The great Michael Brendan Dougherty has a long interview at NR with the brilliant and provocative historian Sean McMeekin. McMeekin, of course, is best known for his doorstopper Stalin's War, but he has written many other books, always thoroughly researched and taking a unique angle. His latest is titled To Overthrow the World: The Rise and Fall and Rise of Communism and it sounds like an excellent addition to his oeuvre.

Bari Weiss' The Free Press often has interesting content, and here's an article whose title should make it self-recommending: Inside America’s First-Ever Classical Jewish School.

Everyone on X is, of course, already apoplectic about Oren Cass's new essay in The Atlantic making the case for tariffs.

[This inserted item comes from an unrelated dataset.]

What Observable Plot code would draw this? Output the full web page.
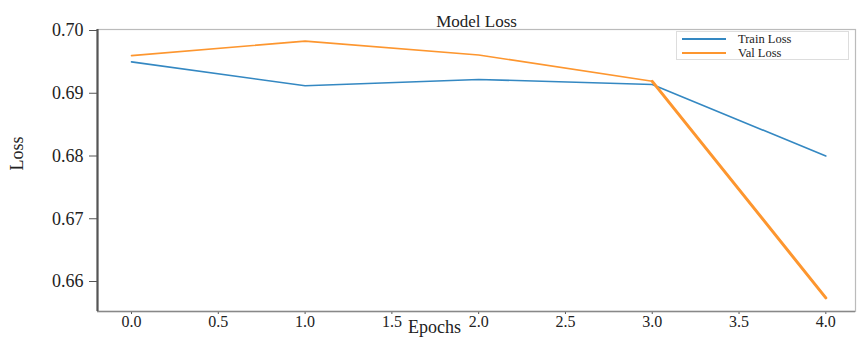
<!DOCTYPE html>
<html>
<head>
<meta charset="utf-8">
<script src="https://cdn.jsdelivr.net/npm/d3@7"></script>
<script src="https://cdn.jsdelivr.net/npm/@observablehq/plot@0.6"></script>
<style>
  html, body { margin: 0; padding: 0; background: #fff; }
  #wrap { position: relative; width: 858px; height: 338px; font-family: "Liberation Serif", "DejaVu Serif", serif; }
  #legend { position: absolute; left: 676px; top: 31px; width: 173px; height: 29px; border: 1px solid #ddd; background: #fff; box-sizing: border-box; font-size: 12.5px; color: #222; }
  .row { position: absolute; left: 5px; height: 14px; display: flex; align-items: center; }
  .sw { width: 44px; height: 2px; margin-right: 12px; }
  .lab { line-height: 14px; }
  svg text { font-family: "Liberation Serif", "DejaVu Serif", serif !important; font-variant: normal !important; }
</style>
</head>
<body>
<div id="wrap"></div>
<script>
const epochs = [0, 1, 2, 3, 4];
const trainLoss = [0.6950, 0.6912, 0.6922, 0.6914, 0.6800];
const valLoss = [0.6960, 0.6983, 0.6961, 0.6919, 0.6574];
const xTicks = [0, 0.5, 1, 1.5, 2, 2.5, 3, 3.5, 4];
const yTicks = [0.66, 0.67, 0.68, 0.69, 0.70];
const seriesNames = ["Train Loss", "Val Loss"];
const seriesColors = ["#3488c2", "#fd962f"];

const train = epochs.map((e, i) => ({epoch: e, loss: trainLoss[i]}));
const val = epochs.map((e, i) => ({epoch: e, loss: valLoss[i]}));
const xDomain = [-0.196, 4.171];
const yDomain = [0.65522, 0.70016];
const serif = "Liberation Serif, DejaVu Serif, serif";

const chart = Plot.plot({
  width: 858,
  height: 338,
  marginLeft: 97,
  marginRight: 3,
  marginTop: 29,
  marginBottom: 27,
  style: {fontFamily: serif, background: "#fff", overflow: "visible"},
  x: {domain: xDomain},
  y: {domain: yDomain},
  marks: [
    Plot.frame({stroke: "#bbb", strokeWidth: 1.2}),
    Plot.axisY({ticks: yTicks, tickFormat: d3.format(".2f"), tickSize: 8, tickPadding: 6, fontSize: 18, fontFamily: serif, stroke: "#555", color: "#222", label: null}),
    Plot.axisX({ticks: xTicks, tickFormat: d3.format(".1f"), tickSize: 3, tickPadding: 1, fontSize: 16, fontFamily: serif, stroke: "#555", color: "#222", label: null}),
    Plot.ruleY([yDomain[0]], {stroke: "#888", strokeWidth: 1.5}),
    Plot.ruleX([xDomain[0]], {stroke: "#555", strokeWidth: 2.2}),
    Plot.line(train, {x: "epoch", y: "loss", stroke: seriesColors[0], strokeWidth: 1.6}),
    Plot.line(val, {x: "epoch", y: "loss", stroke: seriesColors[1], strokeWidth: 1.6}),
    Plot.line(val.filter(d => d.epoch >= 3), {x: "epoch", y: "loss", stroke: seriesColors[1], strokeWidth: 3}),
    Plot.text(["Model Loss"], {frameAnchor: "top", dy: -15, fontSize: 17, fontFamily: serif, fill: "#222"}),
    Plot.text(["Epochs"], {frameAnchor: "bottom", dx: -42, dy: 21, fontSize: 18, fontFamily: serif, fill: "#222"}),
    Plot.text(["Loss"], {frameAnchor: "left", dx: -80, dy: 0, rotate: -90, fontSize: 18, fontFamily: serif, fill: "#222"})
  ]
});

d3.select(chart).selectAll("text").attr("font-family", serif).style("font-family", serif);

const wrap = document.getElementById("wrap");
wrap.appendChild(chart);
const legend = document.createElement("div");
legend.id = "legend";
seriesNames.forEach((name, i) => {
  const row = document.createElement("div");
  row.className = "row";
  row.style.top = (i * 14) + "px";
  const sw = document.createElement("div");
  sw.className = "sw";
  sw.style.background = seriesColors[i];
  const lab = document.createElement("span");
  lab.className = "lab";
  lab.textContent = name;
  row.appendChild(sw);
  row.appendChild(lab);
  legend.appendChild(row);
});
wrap.appendChild(legend);
</script>
</body>
</html>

We are among a group of people who strongly suspect that string theory is a massive dead-end for theoretical physics. However, we also believe in giving voice to the opposition. Physicist Brian Greene has an essay in the Washington Post making the case for keeping at it with the theory that hasn't produced results since it was introduced some 30 years ago at least.

Chart of the Day

David Leonhardt, the last honest man at the New York Times, points to this chart from Gallup. "Advocates for high levels of immigration - a mix of progressives, corporate executives and libertarians, all of whom skew affluent - often exaggerate public support for their own views," he writes. Indeed.